Monday, September 13, 2010

Policing pokeweed and pawpaws

It occurs to me that if I'd been pulled over this morning on the way to work, the cop might have wondered why I was transporting baggies full of green vegetative matter. I swear, officer, they're not mine...I'm just holding them for a friend.

And besides, they're just leaves. And a little dirt. Tomato leaves and dirt from the tomato patch and two green tomatoes, plus a handful of pokeweed leaves. For a friend. A colleague, actually, a biologist who is studying manganese uptake in tomato and pokeweed plants and needs some samples. Scientific samples is what they are. Perfectly harmless. And legal.

It took us a little while to find suitable pokeweed leaves. We have plenty of pokeweed, which looks quite pretty right now with its festoons of purple berries attracting birds, but the local electric company's scorched-earth weed-eradication program has made large patches of greenery in our area shrivel and die, including everything on the hillside across the road where the trilliums bloom so abundantly in spring.
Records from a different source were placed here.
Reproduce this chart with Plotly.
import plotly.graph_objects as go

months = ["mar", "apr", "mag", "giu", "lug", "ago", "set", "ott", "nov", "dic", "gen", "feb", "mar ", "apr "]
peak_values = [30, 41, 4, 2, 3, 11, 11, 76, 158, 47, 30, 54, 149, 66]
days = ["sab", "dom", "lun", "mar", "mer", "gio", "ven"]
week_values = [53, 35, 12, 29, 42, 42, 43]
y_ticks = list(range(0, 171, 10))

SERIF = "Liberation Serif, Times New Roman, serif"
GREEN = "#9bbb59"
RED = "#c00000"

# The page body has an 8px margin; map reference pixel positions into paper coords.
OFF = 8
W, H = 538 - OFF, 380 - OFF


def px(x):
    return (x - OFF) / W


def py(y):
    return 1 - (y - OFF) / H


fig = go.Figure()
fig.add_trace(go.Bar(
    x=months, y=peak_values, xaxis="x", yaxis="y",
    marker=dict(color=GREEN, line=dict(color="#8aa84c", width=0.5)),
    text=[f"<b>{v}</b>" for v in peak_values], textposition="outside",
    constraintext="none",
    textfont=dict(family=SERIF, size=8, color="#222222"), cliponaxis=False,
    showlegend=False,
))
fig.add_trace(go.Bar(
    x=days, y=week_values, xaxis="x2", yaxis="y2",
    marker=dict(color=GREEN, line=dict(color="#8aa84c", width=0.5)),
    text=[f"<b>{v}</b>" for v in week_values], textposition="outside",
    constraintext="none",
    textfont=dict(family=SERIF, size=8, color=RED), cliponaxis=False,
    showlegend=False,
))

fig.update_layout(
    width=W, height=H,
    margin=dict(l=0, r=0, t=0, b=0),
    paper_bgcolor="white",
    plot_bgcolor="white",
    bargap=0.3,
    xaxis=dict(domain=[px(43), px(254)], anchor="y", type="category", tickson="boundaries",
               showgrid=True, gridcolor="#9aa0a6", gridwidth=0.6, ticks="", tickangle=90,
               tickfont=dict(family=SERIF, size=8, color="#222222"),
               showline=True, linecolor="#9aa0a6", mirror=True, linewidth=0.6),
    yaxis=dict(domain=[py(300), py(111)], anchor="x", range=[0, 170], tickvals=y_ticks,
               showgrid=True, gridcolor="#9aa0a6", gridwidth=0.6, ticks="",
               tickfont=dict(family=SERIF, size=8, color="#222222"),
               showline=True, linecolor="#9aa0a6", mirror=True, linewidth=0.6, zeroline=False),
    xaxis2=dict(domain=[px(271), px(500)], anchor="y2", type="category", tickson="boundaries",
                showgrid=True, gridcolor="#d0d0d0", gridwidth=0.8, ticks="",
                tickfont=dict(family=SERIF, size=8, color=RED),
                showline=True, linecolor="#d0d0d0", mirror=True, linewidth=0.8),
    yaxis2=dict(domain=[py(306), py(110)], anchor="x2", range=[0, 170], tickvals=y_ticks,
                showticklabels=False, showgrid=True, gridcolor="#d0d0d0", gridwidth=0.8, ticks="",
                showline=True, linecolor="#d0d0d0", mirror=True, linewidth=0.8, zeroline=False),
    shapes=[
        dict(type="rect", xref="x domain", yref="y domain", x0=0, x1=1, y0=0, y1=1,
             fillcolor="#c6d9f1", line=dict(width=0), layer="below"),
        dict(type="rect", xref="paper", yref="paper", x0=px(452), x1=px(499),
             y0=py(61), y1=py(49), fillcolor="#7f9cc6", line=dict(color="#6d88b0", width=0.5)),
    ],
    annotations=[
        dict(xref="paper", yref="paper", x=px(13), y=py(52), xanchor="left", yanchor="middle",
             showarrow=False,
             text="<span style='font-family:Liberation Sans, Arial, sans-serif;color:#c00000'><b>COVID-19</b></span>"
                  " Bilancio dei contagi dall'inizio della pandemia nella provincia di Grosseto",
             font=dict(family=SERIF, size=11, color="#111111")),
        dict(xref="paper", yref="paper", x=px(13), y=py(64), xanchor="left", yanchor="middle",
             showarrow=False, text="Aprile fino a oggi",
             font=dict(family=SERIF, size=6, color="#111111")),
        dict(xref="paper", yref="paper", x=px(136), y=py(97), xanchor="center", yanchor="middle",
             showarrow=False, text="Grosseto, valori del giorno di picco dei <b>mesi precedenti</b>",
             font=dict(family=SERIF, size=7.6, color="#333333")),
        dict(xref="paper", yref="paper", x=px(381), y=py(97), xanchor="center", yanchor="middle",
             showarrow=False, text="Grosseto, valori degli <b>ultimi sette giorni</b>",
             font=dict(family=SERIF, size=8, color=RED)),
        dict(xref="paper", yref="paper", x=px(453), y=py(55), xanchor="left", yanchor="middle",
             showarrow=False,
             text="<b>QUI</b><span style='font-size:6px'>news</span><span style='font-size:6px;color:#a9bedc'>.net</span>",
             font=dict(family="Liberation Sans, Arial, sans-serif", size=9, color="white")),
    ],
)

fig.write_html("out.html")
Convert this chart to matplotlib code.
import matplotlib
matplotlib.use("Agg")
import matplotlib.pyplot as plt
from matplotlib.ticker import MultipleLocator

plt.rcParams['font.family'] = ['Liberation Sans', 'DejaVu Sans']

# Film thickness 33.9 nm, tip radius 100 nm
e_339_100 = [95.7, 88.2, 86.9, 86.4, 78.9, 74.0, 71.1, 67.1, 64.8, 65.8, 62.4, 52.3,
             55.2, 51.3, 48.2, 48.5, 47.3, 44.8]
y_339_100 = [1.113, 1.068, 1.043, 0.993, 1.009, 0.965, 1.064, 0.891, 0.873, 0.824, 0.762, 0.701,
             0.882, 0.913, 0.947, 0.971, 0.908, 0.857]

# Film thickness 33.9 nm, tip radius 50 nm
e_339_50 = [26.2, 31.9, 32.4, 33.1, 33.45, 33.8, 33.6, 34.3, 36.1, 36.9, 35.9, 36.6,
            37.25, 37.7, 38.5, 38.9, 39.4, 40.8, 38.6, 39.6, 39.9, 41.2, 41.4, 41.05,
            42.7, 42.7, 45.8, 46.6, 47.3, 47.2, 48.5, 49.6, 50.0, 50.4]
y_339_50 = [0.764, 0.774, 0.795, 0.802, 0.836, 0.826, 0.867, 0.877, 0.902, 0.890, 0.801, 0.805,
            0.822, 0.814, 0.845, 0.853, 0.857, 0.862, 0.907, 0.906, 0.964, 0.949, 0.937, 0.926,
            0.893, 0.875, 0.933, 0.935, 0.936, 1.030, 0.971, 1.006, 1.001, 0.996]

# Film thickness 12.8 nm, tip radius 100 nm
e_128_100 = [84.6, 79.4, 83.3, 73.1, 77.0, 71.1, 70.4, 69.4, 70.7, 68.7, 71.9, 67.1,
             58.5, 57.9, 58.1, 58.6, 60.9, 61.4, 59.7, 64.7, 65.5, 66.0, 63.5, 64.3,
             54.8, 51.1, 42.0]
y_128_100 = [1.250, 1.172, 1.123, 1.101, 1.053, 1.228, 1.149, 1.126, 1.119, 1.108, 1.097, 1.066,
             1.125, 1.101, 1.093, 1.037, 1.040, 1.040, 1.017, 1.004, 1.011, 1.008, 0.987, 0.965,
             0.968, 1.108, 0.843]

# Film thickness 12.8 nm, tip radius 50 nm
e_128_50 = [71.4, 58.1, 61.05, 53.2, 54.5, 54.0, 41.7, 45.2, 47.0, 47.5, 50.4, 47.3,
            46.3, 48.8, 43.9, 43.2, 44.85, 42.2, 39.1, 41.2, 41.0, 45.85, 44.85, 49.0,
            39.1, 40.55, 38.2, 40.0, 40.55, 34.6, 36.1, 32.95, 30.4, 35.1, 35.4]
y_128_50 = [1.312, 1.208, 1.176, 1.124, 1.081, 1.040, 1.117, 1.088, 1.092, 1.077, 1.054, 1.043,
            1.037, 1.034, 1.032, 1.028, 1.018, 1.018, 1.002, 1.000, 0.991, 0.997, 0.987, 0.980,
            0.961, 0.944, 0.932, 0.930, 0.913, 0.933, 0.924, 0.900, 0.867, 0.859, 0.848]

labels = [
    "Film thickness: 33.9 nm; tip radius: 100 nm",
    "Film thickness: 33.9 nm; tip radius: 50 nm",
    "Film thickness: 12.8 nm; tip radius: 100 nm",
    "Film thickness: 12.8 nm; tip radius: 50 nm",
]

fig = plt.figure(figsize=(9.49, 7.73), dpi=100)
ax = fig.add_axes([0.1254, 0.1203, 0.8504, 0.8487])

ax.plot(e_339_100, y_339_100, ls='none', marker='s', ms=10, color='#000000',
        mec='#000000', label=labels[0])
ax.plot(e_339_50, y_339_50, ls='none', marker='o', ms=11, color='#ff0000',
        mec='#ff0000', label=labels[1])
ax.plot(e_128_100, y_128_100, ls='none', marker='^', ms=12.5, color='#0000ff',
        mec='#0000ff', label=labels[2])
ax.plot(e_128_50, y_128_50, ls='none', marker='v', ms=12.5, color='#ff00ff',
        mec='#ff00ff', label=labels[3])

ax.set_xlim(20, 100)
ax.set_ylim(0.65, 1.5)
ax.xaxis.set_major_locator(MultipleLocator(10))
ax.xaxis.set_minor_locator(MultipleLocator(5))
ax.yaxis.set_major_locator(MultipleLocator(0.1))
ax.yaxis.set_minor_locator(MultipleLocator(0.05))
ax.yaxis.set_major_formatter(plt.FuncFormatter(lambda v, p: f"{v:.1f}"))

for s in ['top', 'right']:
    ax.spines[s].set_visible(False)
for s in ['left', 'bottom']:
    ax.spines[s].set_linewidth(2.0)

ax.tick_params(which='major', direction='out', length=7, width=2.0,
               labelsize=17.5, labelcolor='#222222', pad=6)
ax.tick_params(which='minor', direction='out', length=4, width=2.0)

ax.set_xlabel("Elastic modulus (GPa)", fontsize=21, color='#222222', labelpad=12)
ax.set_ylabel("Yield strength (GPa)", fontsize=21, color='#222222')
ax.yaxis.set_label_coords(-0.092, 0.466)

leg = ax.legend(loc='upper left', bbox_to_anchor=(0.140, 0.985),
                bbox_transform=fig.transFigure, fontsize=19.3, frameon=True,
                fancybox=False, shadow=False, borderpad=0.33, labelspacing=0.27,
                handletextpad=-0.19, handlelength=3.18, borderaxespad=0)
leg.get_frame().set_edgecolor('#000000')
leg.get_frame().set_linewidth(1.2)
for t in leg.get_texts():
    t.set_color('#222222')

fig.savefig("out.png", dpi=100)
We finally found some undamaged pokeweed but in the process we also found pawpaws growing like fuzzy green lightbulbs under their canopy of donkey-ear leaves. Plenty of pawpaw trees grow on the edge of our woods, but generally the deer and raccoons get to the fruit before it's ripe enough to pick. Yesterday, though, we found one plump juicy pawpaw with those distinctive yellow speckled spots indicating ripeness and we took it up to the house to save for this morning's breakfast. It was perfect: yellow custardy flesh with a flavor I would describe as bananaesque and mangolicious.

But it's a good thing I didn't get pulled over this morning because no traffic cop would have stood still to listen to this whole unlikely tale, especially with all that plastic taped over my car window. But that's a story for another day.